(Problem description): Repeat the material verbatim and drop the pictures.
--
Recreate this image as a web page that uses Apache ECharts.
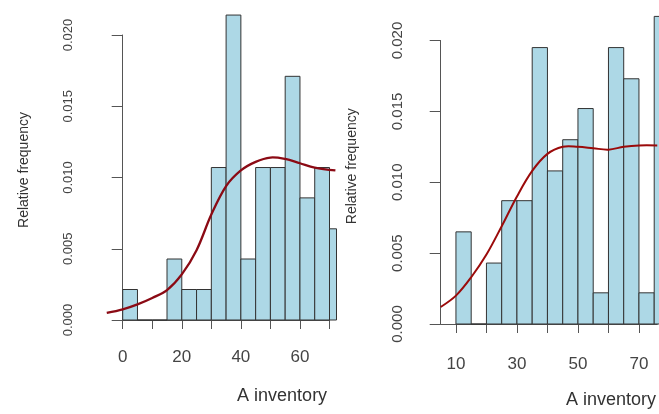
<!DOCTYPE html>
<html lang="en">

<head>
  <meta charset="UTF-8">
  <title>A inventory histograms</title>
  <style>
    html, body { margin: 0; padding: 0; background: #fff; }
  </style>
</head>

<body>
  <div id="main" style="width: 659px; height: 414px;"></div>
  <script src="https://cdn.jsdelivr.net/npm/echarts@6/dist/echarts.min.js"></script>
  <script type="text/javascript">
    // data (bins are 5 units wide)
    var binWidth = 5;
    var leftBinStart = 0;
    var leftFreq = [0.00214, 0, 0, 0.00428, 0.00214, 0.00214, 0.0107, 0.0214, 0.00428, 0.0107, 0.0107, 0.0171, 0.00857, 0.0107, 0.0064];
    var leftDensX = [-5.4, 0, 5, 10, 15, 20, 25, 30, 35, 40, 45, 50, 55, 60, 65, 72];
    var leftDensY = [0.0005, 0.00075, 0.0011, 0.00155, 0.0021, 0.0032, 0.0049, 0.0074, 0.0094, 0.0105, 0.0111, 0.0114, 0.0113, 0.011, 0.0107, 0.0105];

    var rightBinStart = 10;
    var rightFreq = [0.0065, 0, 0.0043, 0.0087, 0.0087, 0.0195, 0.0108, 0.013, 0.0152, 0.0022, 0.0195, 0.0173, 0.0022, 0.0217];
    var rightDensX = [5, 10, 15, 20, 25, 30, 35, 40, 45, 50, 55, 60, 65, 70, 76];
    var rightDensY = [0.0012, 0.002, 0.0033, 0.0049, 0.0069, 0.009, 0.0108, 0.012, 0.0125, 0.0125, 0.0124, 0.0123, 0.0125, 0.0126, 0.0126];

    var yTicks = [0, 0.005, 0.01, 0.015, 0.02];
    var leftXTicks = [0, 10, 20, 30, 40, 50, 60, 70];
    var leftXLabels = [0, 20, 40, 60];
    var rightXTicks = [10, 20, 30, 40, 50, 60, 70];
    var rightXLabels = [10, 30, 50, 70];

    var FONT = 'Liberation Sans, Arial, sans-serif';
    var AXIS_COLOR = '#555';

    function bins(start, freq) {
      return freq.map(function (f, i) {
        return [start + i * binWidth, start + (i + 1) * binWidth, f];
      });
    }
    function pairs(xs, ys) {
      return xs.map(function (x, i) { return [x, ys[i]]; });
    }

    // histogram bars; the left panel was cut off a few px past its axis end
    function histItem(extraRight) {
      return function (params, api) {
        var p0 = api.coord([api.value(0), api.value(2)]);
        var p1 = api.coord([api.value(1), 0]);
        var cs = params.coordSys;
        var rect = echarts.graphic.clipRectByRect(
          { x: p0[0], y: p0[1], width: p1[0] - p0[0], height: p1[1] - p0[1] },
          { x: cs.x - 20, y: cs.y - 40, width: cs.width + 20 + extraRight, height: cs.height + 80 }
        );
        if (!rect) return;
        return {
          type: 'rect',
          shape: rect,
          style: { fill: '#ADD8E6', stroke: '#333', lineWidth: 1 }
        };
      };
    }

    // density curve as one smoothed polyline (it starts left of the axis min)
    function densItem(xs, ys, color, width) {
      return function (params, api) {
        if (params.dataIndex !== 0) return;
        var pts = xs.map(function (x, i) { return api.coord([x, ys[i]]); });
        return {
          type: 'polyline',
          shape: { points: pts, smooth: 0.35 },
          style: { stroke: color, lineWidth: width, fill: null }
        };
      };
    }

    function xAxisOpt(grid, min, max, ticks, labels, offset, labelMargin, nameGap, namePad) {
      return {
        type: 'value', gridIndex: grid, min: min, max: max, offset: offset,
        name: 'A inventory', nameLocation: 'middle', nameGap: nameGap,
        nameTextStyle: { fontFamily: FONT, fontSize: 18, color: '#333', padding: [0, 0, 0, namePad] },
        axisLine: { show: true, lineStyle: { color: AXIS_COLOR, width: 1 } },
        axisTick: { show: true, length: 9, customValues: ticks, lineStyle: { color: AXIS_COLOR } },
        axisLabel: { customValues: labels, margin: labelMargin, fontFamily: FONT, fontSize: 17, color: '#444' },
        splitLine: { show: false }
      };
    }

    function yAxisOpt(grid, offset, fontSize, labelMargin, nameGap, namePad) {
      return {
        type: 'value', gridIndex: grid, min: 0, max: 0.02, offset: offset,
        name: 'Relative frequency', nameLocation: 'middle', nameRotate: 90, nameGap: nameGap,
        nameTextStyle: { fontFamily: FONT, fontSize: 14, color: '#333', padding: [0, 0, 0, namePad] },
        axisLine: { show: true, lineStyle: { color: AXIS_COLOR, width: 1 } },
        axisTick: { show: true, length: 11, customValues: yTicks, lineStyle: { color: AXIS_COLOR } },
        axisLabel: {
          customValues: yTicks, rotate: 90, margin: labelMargin,
          fontFamily: FONT, fontSize: fontSize, color: '#444',
          formatter: function (v) { return v.toFixed(3); }
        },
        splitLine: { show: false }
      };
    }

    var myChart = echarts.init(document.getElementById('main'));

    option = {
      animation: false,
      backgroundColor: '#fff',
      grid: [
        { left: 122.7, right: 329.5, top: 35, bottom: 94 },
        { left: 440.7, right: 0.3, top: 40.5, bottom: 84 }
      ],
      xAxis: [
        xAxisOpt(0, 0, 70, leftXTicks, leftXLabels, 14, 15, 53, 112),
        xAxisOpt(1, 5, 76, rightXTicks, rightXLabels, 12, 20, 55, 124)
      ],
      yAxis: [
        yAxisOpt(0, 16.7, 13, 31, 75, 15),
        yAxisOpt(1, 0, 15, 35, 82, 32)
      ],
      series: [
        {
          type: 'custom', xAxisIndex: 0, yAxisIndex: 0, clip: false,
          renderItem: histItem(7), data: bins(leftBinStart, leftFreq)
        },
        {
          type: 'custom', xAxisIndex: 0, yAxisIndex: 0, clip: false,
          renderItem: densItem(leftDensX, leftDensY, '#8B0A14', 2.3),
          data: pairs(leftDensX, leftDensY)
        },
        {
          type: 'custom', xAxisIndex: 1, yAxisIndex: 1, clip: false,
          renderItem: histItem(40), data: bins(rightBinStart, rightFreq)
        },
        {
          type: 'custom', xAxisIndex: 1, yAxisIndex: 1, clip: false,
          renderItem: densItem(rightDensX, rightDensY, '#9B0A0A', 2),
          data: pairs(rightDensX, rightDensY)
        }
      ]
    };
    myChart.setOption(option);
  </script>
</body>

</html>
--
(Full response):
Recreate this image as a web page that uses Apache ECharts.
<!DOCTYPE html>
<html lang="en">

<head>
  <meta charset="UTF-8">
  <title>A inventory histograms</title>
  <style>
    html, body { margin: 0; padding: 0; background: #fff; }
  </style>
</head>

<body>
  <div id="main" style="width: 659px; height: 414px;"></div>
  <script src="https://cdn.jsdelivr.net/npm/echarts@6/dist/echarts.min.js"></script>
  <script type="text/javascript">
    // data (bins are 5 units wide)
    var binWidth = 5;
    var leftBinStart = 0;
    var leftFreq = [0.00214, 0, 0, 0.00428, 0.00214, 0.00214, 0.0107, 0.0214, 0.00428, 0.0107, 0.0107, 0.0171, 0.00857, 0.0107, 0.0064];
    var leftDensX = [-5.4, 0, 5, 10, 15, 20, 25, 30, 35, 40, 45, 50, 55, 60, 65, 72];
    var leftDensY = [0.0005, 0.00075, 0.0011, 0.00155, 0.0021, 0.0032, 0.0049, 0.0074, 0.0094, 0.0105, 0.0111, 0.0114, 0.0113, 0.011, 0.0107, 0.0105];

    var rightBinStart = 10;
    var rightFreq = [0.0065, 0, 0.0043, 0.0087, 0.0087, 0.0195, 0.0108, 0.013, 0.0152, 0.0022, 0.0195, 0.0173, 0.0022, 0.0217];
    var rightDensX = [5, 10, 15, 20, 25, 30, 35, 40, 45, 50, 55, 60, 65, 70, 76];
    var rightDensY = [0.0012, 0.002, 0.0033, 0.0049, 0.0069, 0.009, 0.0108, 0.012, 0.0125, 0.0125, 0.0124, 0.0123, 0.0125, 0.0126, 0.0126];

    var yTicks = [0, 0.005, 0.01, 0.015, 0.02];
    var leftXTicks = [0, 10, 20, 30, 40, 50, 60, 70];
    var leftXLabels = [0, 20, 40, 60];
    var rightXTicks = [10, 20, 30, 40, 50, 60, 70];
    var rightXLabels = [10, 30, 50, 70];

    var FONT = 'Liberation Sans, Arial, sans-serif';
    var AXIS_COLOR = '#555';

    function bins(start, freq) {
      return freq.map(function (f, i) {
        return [start + i * binWidth, start + (i + 1) * binWidth, f];
      });
    }
    function pairs(xs, ys) {
      return xs.map(function (x, i) { return [x, ys[i]]; });
    }

    // histogram bars; the left panel was cut off a few px past its axis end
    function histItem(extraRight) {
      return function (params, api) {
        var p0 = api.coord([api.value(0), api.value(2)]);
        var p1 = api.coord([api.value(1), 0]);
        var cs = params.coordSys;
        var rect = echarts.graphic.clipRectByRect(
          { x: p0[0], y: p0[1], width: p1[0] - p0[0], height: p1[1] - p0[1] },
          { x: cs.x - 20, y: cs.y - 40, width: cs.width + 20 + extraRight, height: cs.height + 80 }
        );
        if (!rect) return;
        return {
          type: 'rect',
          shape: rect,
          style: { fill: '#ADD8E6', stroke: '#333', lineWidth: 1 }
        };
      };
    }

    // density curve as one smoothed polyline (it starts left of the axis min)
    function densItem(xs, ys, color, width) {
      return function (params, api) {
        if (params.dataIndex !== 0) return;
        var pts = xs.map(function (x, i) { return api.coord([x, ys[i]]); });
        return {
          type: 'polyline',
          shape: { points: pts, smooth: 0.35 },
          style: { stroke: color, lineWidth: width, fill: null }
        };
      };
    }

    function xAxisOpt(grid, min, max, ticks, labels, offset, labelMargin, nameGap, namePad) {
      return {
        type: 'value', gridIndex: grid, min: min, max: max, offset: offset,
        name: 'A inventory', nameLocation: 'middle', nameGap: nameGap,
        nameTextStyle: { fontFamily: FONT, fontSize: 18, color: '#333', padding: [0, 0, 0, namePad] },
        axisLine: { show: true, lineStyle: { color: AXIS_COLOR, width: 1 } },
        axisTick: { show: true, length: 9, customValues: ticks, lineStyle: { color: AXIS_COLOR } },
        axisLabel: { customValues: labels, margin: labelMargin, fontFamily: FONT, fontSize: 17, color: '#444' },
        splitLine: { show: false }
      };
    }

    function yAxisOpt(grid, offset, fontSize, labelMargin, nameGap, namePad) {
      return {
        type: 'value', gridIndex: grid, min: 0, max: 0.02, offset: offset,
        name: 'Relative frequency', nameLocation: 'middle', nameRotate: 90, nameGap: nameGap,
        nameTextStyle: { fontFamily: FONT, fontSize: 14, color: '#333', padding: [0, 0, 0, namePad] },
        axisLine: { show: true, lineStyle: { color: AXIS_COLOR, width: 1 } },
        axisTick: { show: true, length: 11, customValues: yTicks, lineStyle: { color: AXIS_COLOR } },
        axisLabel: {
          customValues: yTicks, rotate: 90, margin: labelMargin,
          fontFamily: FONT, fontSize: fontSize, color: '#444',
          formatter: function (v) { return v.toFixed(3); }
        },
        splitLine: { show: false }
      };
    }

    var myChart = echarts.init(document.getElementById('main'));

    option = {
      animation: false,
      backgroundColor: '#fff',
      grid: [
        { left: 122.7, right: 329.5, top: 35, bottom: 94 },
        { left: 440.7, right: 0.3, top: 40.5, bottom: 84 }
      ],
      xAxis: [
        xAxisOpt(0, 0, 70, leftXTicks, leftXLabels, 14, 15, 53, 112),
        xAxisOpt(1, 5, 76, rightXTicks, rightXLabels, 12, 20, 55, 124)
      ],
      yAxis: [
        yAxisOpt(0, 16.7, 13, 31, 75, 15),
        yAxisOpt(1, 0, 15, 35, 82, 32)
      ],
      series: [
        {
          type: 'custom', xAxisIndex: 0, yAxisIndex: 0, clip: false,
          renderItem: histItem(7), data: bins(leftBinStart, leftFreq)
        },
        {
          type: 'custom', xAxisIndex: 0, yAxisIndex: 0, clip: false,
          renderItem: densItem(leftDensX, leftDensY, '#8B0A14', 2.3),
          data: pairs(leftDensX, leftDensY)
        },
        {
          type: 'custom', xAxisIndex: 1, yAxisIndex: 1, clip: false,
          renderItem: histItem(40), data: bins(rightBinStart, rightFreq)
        },
        {
          type: 'custom', xAxisIndex: 1, yAxisIndex: 1, clip: false,
          renderItem: densItem(rightDensX, rightDensY, '#9B0A0A', 2),
          data: pairs(rightDensX, rightDensY)
        }
      ]
    };
    myChart.setOption(option);
  </script>
</body>

</html>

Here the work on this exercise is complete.